Rows from a dataset of charts and code:
——
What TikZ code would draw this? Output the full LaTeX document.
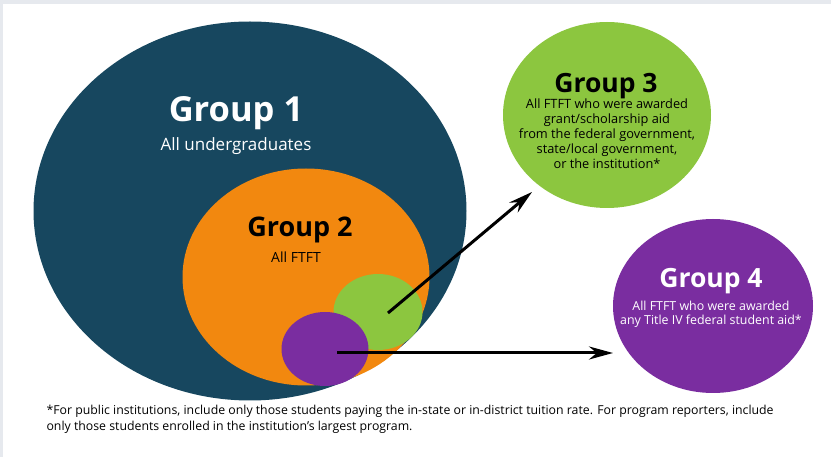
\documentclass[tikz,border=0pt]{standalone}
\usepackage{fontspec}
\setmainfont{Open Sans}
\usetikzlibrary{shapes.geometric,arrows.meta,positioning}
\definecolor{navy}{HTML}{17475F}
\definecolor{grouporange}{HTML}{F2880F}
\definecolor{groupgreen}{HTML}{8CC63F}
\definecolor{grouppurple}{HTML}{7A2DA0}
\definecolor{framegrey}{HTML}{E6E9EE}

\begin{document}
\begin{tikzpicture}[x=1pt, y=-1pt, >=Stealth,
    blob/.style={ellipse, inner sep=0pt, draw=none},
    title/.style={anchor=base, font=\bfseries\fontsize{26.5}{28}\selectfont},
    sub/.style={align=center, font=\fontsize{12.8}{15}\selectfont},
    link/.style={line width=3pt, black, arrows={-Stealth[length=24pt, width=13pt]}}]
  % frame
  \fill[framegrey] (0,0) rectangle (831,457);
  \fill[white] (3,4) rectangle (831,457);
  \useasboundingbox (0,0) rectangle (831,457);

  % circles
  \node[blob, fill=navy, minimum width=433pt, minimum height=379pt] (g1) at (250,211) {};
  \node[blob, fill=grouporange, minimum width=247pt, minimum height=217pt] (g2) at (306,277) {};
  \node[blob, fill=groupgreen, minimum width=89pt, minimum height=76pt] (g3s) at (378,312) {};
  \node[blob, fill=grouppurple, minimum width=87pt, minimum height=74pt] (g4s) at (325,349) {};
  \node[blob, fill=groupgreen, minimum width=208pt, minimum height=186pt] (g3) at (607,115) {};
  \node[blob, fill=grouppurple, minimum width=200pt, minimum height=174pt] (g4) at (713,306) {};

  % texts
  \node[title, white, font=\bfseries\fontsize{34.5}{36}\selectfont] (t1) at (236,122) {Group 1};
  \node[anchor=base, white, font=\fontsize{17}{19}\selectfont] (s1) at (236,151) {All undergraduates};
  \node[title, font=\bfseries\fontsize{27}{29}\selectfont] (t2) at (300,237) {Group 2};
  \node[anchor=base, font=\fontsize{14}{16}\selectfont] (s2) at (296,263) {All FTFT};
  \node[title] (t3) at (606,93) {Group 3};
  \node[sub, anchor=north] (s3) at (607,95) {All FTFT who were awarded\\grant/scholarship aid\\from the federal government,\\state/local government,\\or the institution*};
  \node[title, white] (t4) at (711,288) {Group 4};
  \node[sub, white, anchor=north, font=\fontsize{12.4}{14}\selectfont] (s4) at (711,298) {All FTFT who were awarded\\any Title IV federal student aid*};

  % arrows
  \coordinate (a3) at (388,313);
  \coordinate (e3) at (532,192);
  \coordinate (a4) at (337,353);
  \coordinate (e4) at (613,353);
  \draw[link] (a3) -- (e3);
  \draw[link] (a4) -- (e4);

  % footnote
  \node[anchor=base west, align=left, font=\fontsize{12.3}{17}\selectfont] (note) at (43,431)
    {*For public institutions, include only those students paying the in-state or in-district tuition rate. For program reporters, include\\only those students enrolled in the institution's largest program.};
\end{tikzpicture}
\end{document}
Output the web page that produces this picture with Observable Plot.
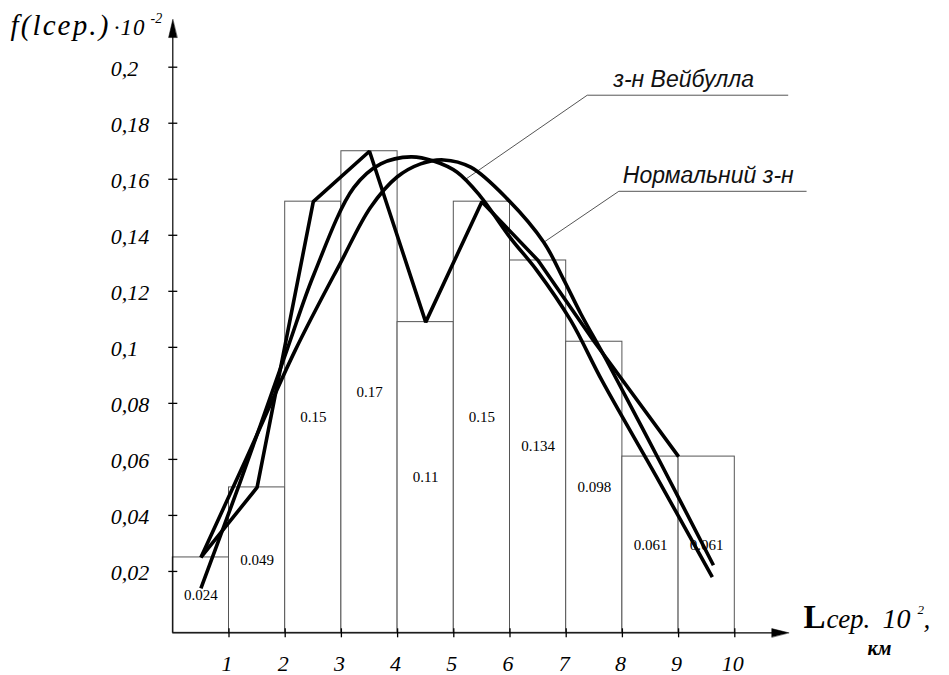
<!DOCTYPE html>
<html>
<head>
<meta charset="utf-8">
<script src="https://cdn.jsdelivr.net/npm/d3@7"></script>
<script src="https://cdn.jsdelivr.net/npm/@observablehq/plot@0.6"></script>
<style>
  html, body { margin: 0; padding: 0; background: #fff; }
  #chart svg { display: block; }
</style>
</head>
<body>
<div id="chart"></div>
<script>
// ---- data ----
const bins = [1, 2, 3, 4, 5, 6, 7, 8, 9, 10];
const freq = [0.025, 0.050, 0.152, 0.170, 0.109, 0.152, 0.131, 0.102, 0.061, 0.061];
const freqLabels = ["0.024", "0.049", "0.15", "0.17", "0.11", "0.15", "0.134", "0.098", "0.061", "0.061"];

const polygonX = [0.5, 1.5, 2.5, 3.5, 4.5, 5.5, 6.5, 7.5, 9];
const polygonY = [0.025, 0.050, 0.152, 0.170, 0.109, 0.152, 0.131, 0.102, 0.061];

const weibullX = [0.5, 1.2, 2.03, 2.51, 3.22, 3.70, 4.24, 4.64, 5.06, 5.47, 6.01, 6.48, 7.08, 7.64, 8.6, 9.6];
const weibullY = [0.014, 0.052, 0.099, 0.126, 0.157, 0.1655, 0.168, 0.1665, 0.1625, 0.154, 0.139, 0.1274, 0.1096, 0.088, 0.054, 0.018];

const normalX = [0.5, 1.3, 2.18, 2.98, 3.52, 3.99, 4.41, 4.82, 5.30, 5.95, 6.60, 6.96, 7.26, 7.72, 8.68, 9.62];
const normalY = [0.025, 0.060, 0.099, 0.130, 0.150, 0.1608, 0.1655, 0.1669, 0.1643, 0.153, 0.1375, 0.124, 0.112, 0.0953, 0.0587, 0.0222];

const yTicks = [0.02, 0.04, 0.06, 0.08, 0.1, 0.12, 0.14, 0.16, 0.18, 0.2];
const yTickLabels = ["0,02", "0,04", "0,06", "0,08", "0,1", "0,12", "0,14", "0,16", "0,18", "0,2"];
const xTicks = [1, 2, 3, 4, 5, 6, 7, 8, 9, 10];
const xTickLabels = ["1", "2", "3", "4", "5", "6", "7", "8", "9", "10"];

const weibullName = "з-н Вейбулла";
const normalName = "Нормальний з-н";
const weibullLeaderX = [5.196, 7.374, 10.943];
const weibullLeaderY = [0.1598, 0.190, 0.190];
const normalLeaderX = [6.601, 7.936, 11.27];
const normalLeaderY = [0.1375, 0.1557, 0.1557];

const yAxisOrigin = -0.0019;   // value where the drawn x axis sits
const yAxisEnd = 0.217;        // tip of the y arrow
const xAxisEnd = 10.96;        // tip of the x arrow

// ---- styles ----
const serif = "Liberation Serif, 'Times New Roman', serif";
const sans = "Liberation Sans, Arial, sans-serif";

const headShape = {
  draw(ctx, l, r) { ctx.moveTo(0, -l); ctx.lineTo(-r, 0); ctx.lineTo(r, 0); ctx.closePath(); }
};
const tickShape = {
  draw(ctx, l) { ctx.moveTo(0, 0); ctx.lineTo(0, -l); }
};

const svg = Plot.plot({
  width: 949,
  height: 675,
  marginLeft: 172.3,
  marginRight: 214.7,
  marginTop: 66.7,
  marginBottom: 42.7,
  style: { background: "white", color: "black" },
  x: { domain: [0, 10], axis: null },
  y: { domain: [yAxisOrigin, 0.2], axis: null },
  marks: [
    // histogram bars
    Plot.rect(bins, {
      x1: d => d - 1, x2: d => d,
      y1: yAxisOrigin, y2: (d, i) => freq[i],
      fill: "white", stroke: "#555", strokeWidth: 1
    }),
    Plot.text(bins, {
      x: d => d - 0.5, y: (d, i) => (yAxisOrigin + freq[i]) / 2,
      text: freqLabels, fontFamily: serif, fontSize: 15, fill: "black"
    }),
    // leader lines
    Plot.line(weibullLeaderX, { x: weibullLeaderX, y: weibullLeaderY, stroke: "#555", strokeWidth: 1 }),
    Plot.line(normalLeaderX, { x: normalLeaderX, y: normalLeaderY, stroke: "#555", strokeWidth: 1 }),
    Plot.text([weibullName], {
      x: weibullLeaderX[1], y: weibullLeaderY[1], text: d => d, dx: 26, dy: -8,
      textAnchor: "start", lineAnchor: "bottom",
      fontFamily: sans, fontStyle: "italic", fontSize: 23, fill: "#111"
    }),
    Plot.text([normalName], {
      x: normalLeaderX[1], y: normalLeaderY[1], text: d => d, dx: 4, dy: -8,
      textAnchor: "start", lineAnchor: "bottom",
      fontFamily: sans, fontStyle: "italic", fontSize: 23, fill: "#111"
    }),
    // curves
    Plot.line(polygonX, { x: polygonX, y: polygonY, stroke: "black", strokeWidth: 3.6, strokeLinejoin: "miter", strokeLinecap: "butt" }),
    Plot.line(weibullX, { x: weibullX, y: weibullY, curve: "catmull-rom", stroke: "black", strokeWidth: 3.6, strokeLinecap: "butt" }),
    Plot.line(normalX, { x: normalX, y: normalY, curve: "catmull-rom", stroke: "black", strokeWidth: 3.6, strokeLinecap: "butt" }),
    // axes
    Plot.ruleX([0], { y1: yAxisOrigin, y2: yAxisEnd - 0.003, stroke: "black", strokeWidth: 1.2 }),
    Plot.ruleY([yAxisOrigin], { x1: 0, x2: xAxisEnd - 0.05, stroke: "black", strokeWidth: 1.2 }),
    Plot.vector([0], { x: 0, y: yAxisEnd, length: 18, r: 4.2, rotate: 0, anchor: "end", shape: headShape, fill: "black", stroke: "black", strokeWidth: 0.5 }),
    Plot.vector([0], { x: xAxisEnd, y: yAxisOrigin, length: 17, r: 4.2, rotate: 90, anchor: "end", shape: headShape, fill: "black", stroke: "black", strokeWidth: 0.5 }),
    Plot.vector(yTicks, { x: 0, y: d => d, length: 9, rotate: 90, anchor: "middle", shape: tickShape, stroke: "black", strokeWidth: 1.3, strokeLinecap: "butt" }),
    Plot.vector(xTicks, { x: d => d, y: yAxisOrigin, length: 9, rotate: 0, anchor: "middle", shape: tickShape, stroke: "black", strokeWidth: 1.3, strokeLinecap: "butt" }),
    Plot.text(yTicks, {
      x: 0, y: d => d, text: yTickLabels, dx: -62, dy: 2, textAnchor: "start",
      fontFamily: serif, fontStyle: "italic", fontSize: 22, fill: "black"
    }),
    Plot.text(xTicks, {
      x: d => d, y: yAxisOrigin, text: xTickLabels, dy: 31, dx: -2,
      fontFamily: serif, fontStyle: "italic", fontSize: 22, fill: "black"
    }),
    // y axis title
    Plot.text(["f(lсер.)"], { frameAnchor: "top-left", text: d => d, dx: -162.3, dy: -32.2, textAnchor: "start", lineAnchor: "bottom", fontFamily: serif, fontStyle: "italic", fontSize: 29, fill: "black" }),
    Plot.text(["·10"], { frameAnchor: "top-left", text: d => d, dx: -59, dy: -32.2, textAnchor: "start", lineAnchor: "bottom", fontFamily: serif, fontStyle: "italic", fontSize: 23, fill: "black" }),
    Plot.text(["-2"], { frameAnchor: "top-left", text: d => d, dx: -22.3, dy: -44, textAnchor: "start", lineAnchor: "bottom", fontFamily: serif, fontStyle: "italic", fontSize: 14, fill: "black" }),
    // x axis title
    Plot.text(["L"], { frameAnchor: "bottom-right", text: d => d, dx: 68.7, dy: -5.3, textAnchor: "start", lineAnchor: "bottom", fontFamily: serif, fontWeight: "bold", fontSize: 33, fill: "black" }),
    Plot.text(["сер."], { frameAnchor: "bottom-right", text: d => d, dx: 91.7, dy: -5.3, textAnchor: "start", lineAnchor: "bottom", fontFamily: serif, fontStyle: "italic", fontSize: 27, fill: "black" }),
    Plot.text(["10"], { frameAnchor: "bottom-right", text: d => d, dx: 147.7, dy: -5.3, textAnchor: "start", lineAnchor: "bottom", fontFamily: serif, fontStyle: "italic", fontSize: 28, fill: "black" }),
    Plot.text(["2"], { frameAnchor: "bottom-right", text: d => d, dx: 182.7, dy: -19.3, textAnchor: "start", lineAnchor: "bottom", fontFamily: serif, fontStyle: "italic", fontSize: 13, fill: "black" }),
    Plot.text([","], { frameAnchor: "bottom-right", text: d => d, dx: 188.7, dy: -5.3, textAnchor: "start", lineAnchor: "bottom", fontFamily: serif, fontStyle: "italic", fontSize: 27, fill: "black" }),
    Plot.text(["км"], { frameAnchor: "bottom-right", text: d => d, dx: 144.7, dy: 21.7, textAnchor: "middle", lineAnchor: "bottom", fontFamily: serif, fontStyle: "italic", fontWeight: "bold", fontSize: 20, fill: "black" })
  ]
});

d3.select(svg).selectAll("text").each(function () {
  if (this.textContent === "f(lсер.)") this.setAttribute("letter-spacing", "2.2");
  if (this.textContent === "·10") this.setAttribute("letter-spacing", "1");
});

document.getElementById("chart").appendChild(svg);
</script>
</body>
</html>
——
Only the lines between the line with "Output the web" and the line with "0.131, 0.102, 0.061];", inclusive, should be reproduced, exactly as written and without pictures.

Output the web page that produces this picture with Observable Plot.
<!DOCTYPE html>
<html>
<head>
<meta charset="utf-8">
<script src="https://cdn.jsdelivr.net/npm/d3@7"></script>
<script src="https://cdn.jsdelivr.net/npm/@observablehq/plot@0.6"></script>
<style>
  html, body { margin: 0; padding: 0; background: #fff; }
  #chart svg { display: block; }
</style>
</head>
<body>
<div id="chart"></div>
<script>
// ---- data ----
const bins = [1, 2, 3, 4, 5, 6, 7, 8, 9, 10];
const freq = [0.025, 0.050, 0.152, 0.170, 0.109, 0.152, 0.131, 0.102, 0.061, 0.061];
const freqLabels = ["0.024", "0.049", "0.15", "0.17", "0.11", "0.15", "0.134", "0.098", "0.061", "0.061"];

const polygonX = [0.5, 1.5, 2.5, 3.5, 4.5, 5.5, 6.5, 7.5, 9];
const polygonY = [0.025, 0.050, 0.152, 0.170, 0.109, 0.152, 0.131, 0.102, 0.061];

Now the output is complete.